Remark 1. The same proof can be modified to show that $x(m, n)$ is a multiple of $5$ if and only if $n$ is either $0$ or $5$ . Furthermore, $x(m, n)$ is a multiple of $10$ if and only if $n = 0$ . These results work for numbers regardless of the number of digits, for example:

$123\, 456$ is even,
$123\, 455$ is a multiple of $5$ ,
$123\, 450$ is a multiple of $10$ .

We remark that the one-digit multiples of $3$ are

$\begin{aligned} 3 &= 3 \times 1,\\ 6 &= 3 \times 2,\\ 9 &= 3 \times 3. \end{aligned}$

Problem 2. Show that $x(m, n)$ is a multiple of $3$ if and only if $m+n$ is a multiple of $3$ .

(Click for Solution)

Solution. By definition,

$x(m,n) = 10m + n = 9m + (m+n),$

so that $m+n = x(m,n) - 9m$ .

$(\Rightarrow)$ If $x(m,n)$ is a multiple of $3$ , then there exists an integer $k$ such that $x(m,n) = 3k$ . Hence,

$\begin{aligned} m+n &= x(m,n) - 9m \\ &= 3k - 9m \\ &= 3(k-3m). \end{aligned}$

Since $k - 3m$ is still an integer, $m+n$ must be a multiple of $3$ .

$(\Leftarrow)$ If $m+n$ is a multiple of $3$ , then there exists an integer $\ell$ such that $m+n = 3 \ell$ . Hence,

$\begin{aligned} x(m,n) &= 9m + (m+n) \\ &= 9m + 3\ell \\ &= 3(3m + \ell). \end{aligned}$

Since $3m + \ell$ is still an integer, $x(m,n)$ must be a multiple of $3$ .

Example 1. $57$ is a multiple of $3$ , because

$57 \to 5+7 = 12 \to 1+2 = 3.$

This result works for numbers regardless of the number of digits: since

$12\, 357 \to 1+2+3+5+7 = 18 \to 1+8 = 9,$

$12\, 357$ is a multiple of $3$ .

Remark 2. The same proof can be modified to show that $x(m, n)$ is a multiple of $9$ if and only if $m+n$ is a multiple of $9$ . Furthermore, we can use more advanced techniques to reduce all calculations to the set of one-digit numbers $\{1,2,\dots, 9\}$ .

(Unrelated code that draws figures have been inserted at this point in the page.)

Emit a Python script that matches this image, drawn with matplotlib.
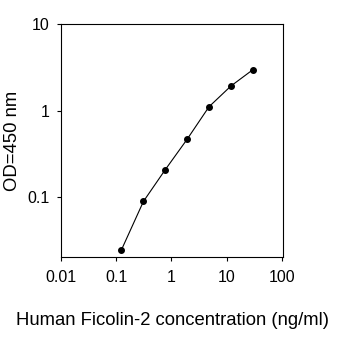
import matplotlib
matplotlib.use("Agg")
import matplotlib.pyplot as plt
from matplotlib.ticker import FixedLocator, FixedFormatter, NullLocator

conc = [0.123, 0.31, 0.77, 1.92, 4.8, 12, 30]
od = [0.0243, 0.089, 0.207, 0.466, 1.11, 1.93, 2.98]
xticks = [0.01, 0.1, 1, 10, 100]
xlabels = ["0.01", "0.1", "1", "10", "100"]
yticks = [0.1, 1, 10]
ylabels = ["0.1", "1", "10"]

plt.rcParams['font.family'] = ['Liberation Sans', 'DejaVu Sans']

fig = plt.figure(figsize=(3.37, 3.39), dpi=100)
W, H = 337, 339
ax = fig.add_axes([61.3 / W, 1 - 257 / H, (283.3 - 61.3) / W, (257 - 24.3) / H])
ax.plot(conc, od, color='black', lw=0.8, marker='o', ms=4, mfc='black', mec='black')
ax.set_xscale('log')
ax.set_yscale('log')
ax.set_xlim(0.01, 107)
ax.set_ylim(0.0202, 10)
ax.xaxis.set_major_locator(FixedLocator(xticks))
ax.xaxis.set_major_formatter(FixedFormatter(xlabels))
ax.yaxis.set_major_locator(FixedLocator(yticks))
ax.yaxis.set_major_formatter(FixedFormatter(ylabels))
ax.xaxis.set_minor_locator(NullLocator())
ax.yaxis.set_minor_locator(NullLocator())
ax.tick_params(direction='out', length=3, width=0.8, labelsize=11.5)
ax.tick_params(axis='x', pad=6)
ax.tick_params(axis='y', pad=5.5)
for s in ax.spines.values():
    s.set_linewidth(0.8)
ax.set_xlabel("Human Ficolin-2 concentration (ng/ml)", fontsize=13.3, labelpad=20)
ax.set_ylabel("OD=450 nm", fontsize=13.3)
ax.yaxis.set_label_coords(-0.18, 0.5)
fig.savefig("out.png", dpi=100)
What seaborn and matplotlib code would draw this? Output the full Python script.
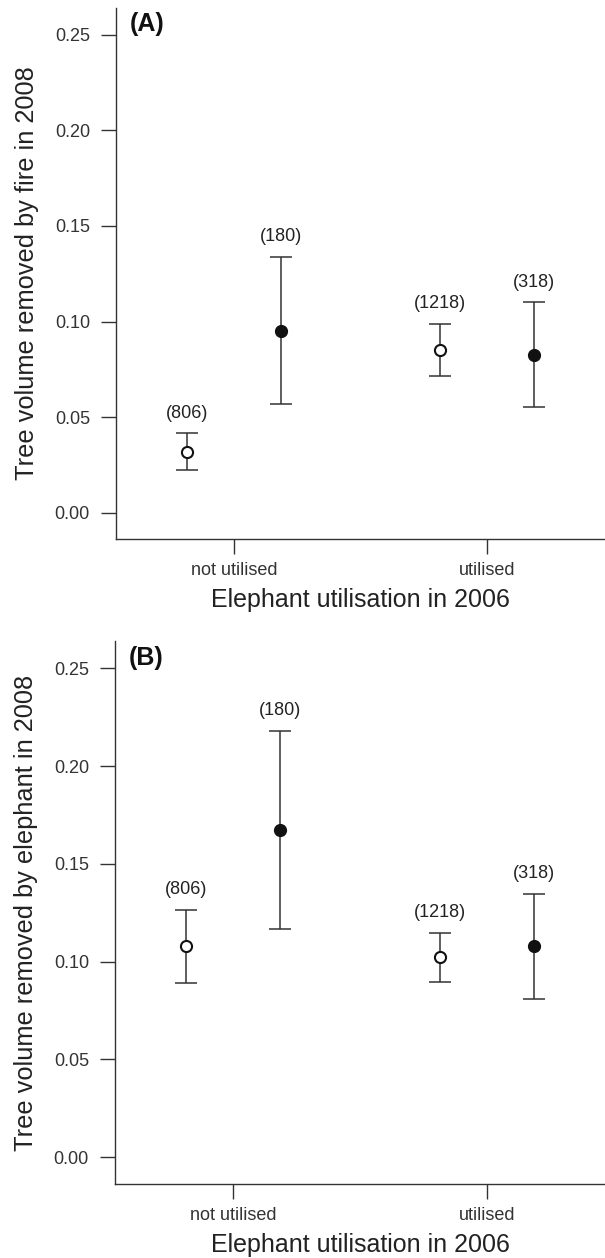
import numpy as np
import pandas as pd
import matplotlib
matplotlib.use("Agg")
import matplotlib.pyplot as plt
import seaborn as sns

# ---------------- data ----------------
groups = ["not utilised", "utilised"]
conds = ["open", "filled"]

# Panel A: tree volume removed by fire in 2008
fire_mean_open = [0.032, 0.085]
fire_lo_open = [0.0225, 0.0715]
fire_hi_open = [0.0415, 0.099]
fire_mean_filled = [0.0953, 0.0826]
fire_lo_filled = [0.0567, 0.0555]
fire_hi_filled = [0.134, 0.110]

# Panel B: tree volume removed by elephant in 2008
ele_mean_open = [0.108, 0.1024]
ele_lo_open = [0.0893, 0.0896]
ele_hi_open = [0.1266, 0.1149]
ele_mean_filled = [0.1672, 0.1079]
ele_lo_filled = [0.1167, 0.0811]
ele_hi_filled = [0.2181, 0.1346]

n_open = ["(806)", "(1218)"]
n_filled = ["(180)", "(318)"]

yticks = [0.00, 0.05, 0.10, 0.15, 0.20, 0.25]
ytick_labels = ["0.00", "0.05", "0.10", "0.15", "0.20", "0.25"]

# ---------------- style ----------------
sns.set_theme(style="ticks")
plt.rcParams["font.family"] = ["Liberation Sans", "DejaVu Sans"]
plt.rcParams["axes.edgecolor"] = "#333333"
plt.rcParams["text.color"] = "#222222"
plt.rcParams["axes.labelcolor"] = "#222222"
plt.rcParams["xtick.color"] = "#333333"
plt.rcParams["ytick.color"] = "#333333"

LINE = "#333333"
W, H = 605, 1258
fig = plt.figure(figsize=(W / 100, H / 100), dpi=100)


def panel(rect, mo, lo_o, hi_o, mf, lo_f, hi_f, ylabel, letter):
    ax = fig.add_axes(rect)
    df = pd.DataFrame({
        "group": groups * 2,
        "cond": ["open"] * 2 + ["filled"] * 2,
        "mean": mo + mf,
        "lo": lo_o + lo_f,
        "hi": hi_o + hi_f,
        "n": n_open + n_filled,
    })
    sns.pointplot(data=df, x="group", y="mean", hue="cond", order=groups,
                  hue_order=conds, dodge=0.372, linestyles="none",
                  errorbar=None, markers="o",
                  palette={"open": "white", "filled": "#111111"},
                  legend=False, ax=ax)
    for line in list(ax.lines):
        xs = np.asarray(line.get_xdata(), dtype=float)
        ys = np.asarray(line.get_ydata(), dtype=float)
        if len(xs) != 2:
            continue
        for c in conds:
            sub = df[df["cond"] == c].set_index("group").loc[groups]
            if np.allclose(ys, sub["mean"].values):
                line.set_markeredgecolor("#111111")
                line.set_markersize(8)
                line.set_markeredgewidth(1.5)
                line.set_zorder(4)
                ax.errorbar(xs, ys,
                            yerr=[ys - sub["lo"].values, sub["hi"].values - ys],
                            fmt="none", ecolor=LINE, elinewidth=1.1,
                            capsize=7.9, capthick=1.1, zorder=2)
                for x, top, lab in zip(xs, sub["hi"].values, sub["n"].values):
                    ax.annotate(lab, (x, top), xytext=(0, 14.5),
                                textcoords="offset points", ha="center",
                                va="center", fontsize=13, color="#222222")
                break
    ax.set_xlim(-0.466, 1.466)
    ax.set_ylim(-0.0137, 0.264)
    ax.set_yticks(yticks)
    ax.set_yticklabels(ytick_labels)
    ax.tick_params(axis="both", length=10.8, width=1.0, labelsize=13)
    ax.tick_params(axis="y", pad=8)
    ax.tick_params(axis="x", pad=5.5)
    ax.set_xlabel("Elephant utilisation in 2006", fontsize=18, labelpad=7)
    ax.set_ylabel(ylabel, fontsize=18.3, labelpad=11)
    for s in ["left", "bottom"]:
        ax.spines[s].set_linewidth(1.0)
    sns.despine(ax=ax)
    ax.text(0.028, 0.969, letter, transform=ax.transAxes, fontsize=18,
            fontweight="bold", ha="left", va="center", color="#111111")
    return ax


panel([116 / W, 1 - 539 / H, (W - 116) / W, (539 - 8) / H],
      fire_mean_open, fire_lo_open, fire_hi_open,
      fire_mean_filled, fire_lo_filled, fire_hi_filled,
      "Tree volume removed by fire in 2008", "(A)")

panel([115 / W, 1 - 1184 / H, (W - 115) / W, (1184 - 641) / H],
      ele_mean_open, ele_lo_open, ele_hi_open,
      ele_mean_filled, ele_lo_filled, ele_hi_filled,
      "Tree volume removed by elephant in 2008", "(B)")

fig.savefig("out.png", dpi=100)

Now let $n_1, n_2, n_3$ be numbers in $0,1,2,\dots, 9$ , and $n_1 > 0$ . Define the three-digit number

$y(n_1,n_2,n_3) := 100n_1 + 10n_2 + n_3.$

For example

$y(4,2,0) = 100 \times 4 + 10 \times 2 + 0 = 420.$

We remark that the first five multiples of $4$ are

$\begin{aligned} 4 &= 4 \times 1,\\ 8 &= 4 \times 2,\\ 12 &= 4 \times 3, \\ 16 &= 4 \times 4, \\ 20 &= 4 \times 5. \end{aligned}$

Furthermore, $0 = 4 \times 0$ is a multiple of $4$ .

Problem 3. Show that:

$x(n_2,n_3)$ is a multiple of $4$ if and only if there exists a positive integer $k$ such that $x(n_2 - 2k, n_3)$ is a multiple of $4$ ,
$y(n_1, n_2, n_3)$ is a multiple of $4$ if and only if $x(n_2,n_3)$ is a multiple of $4$ .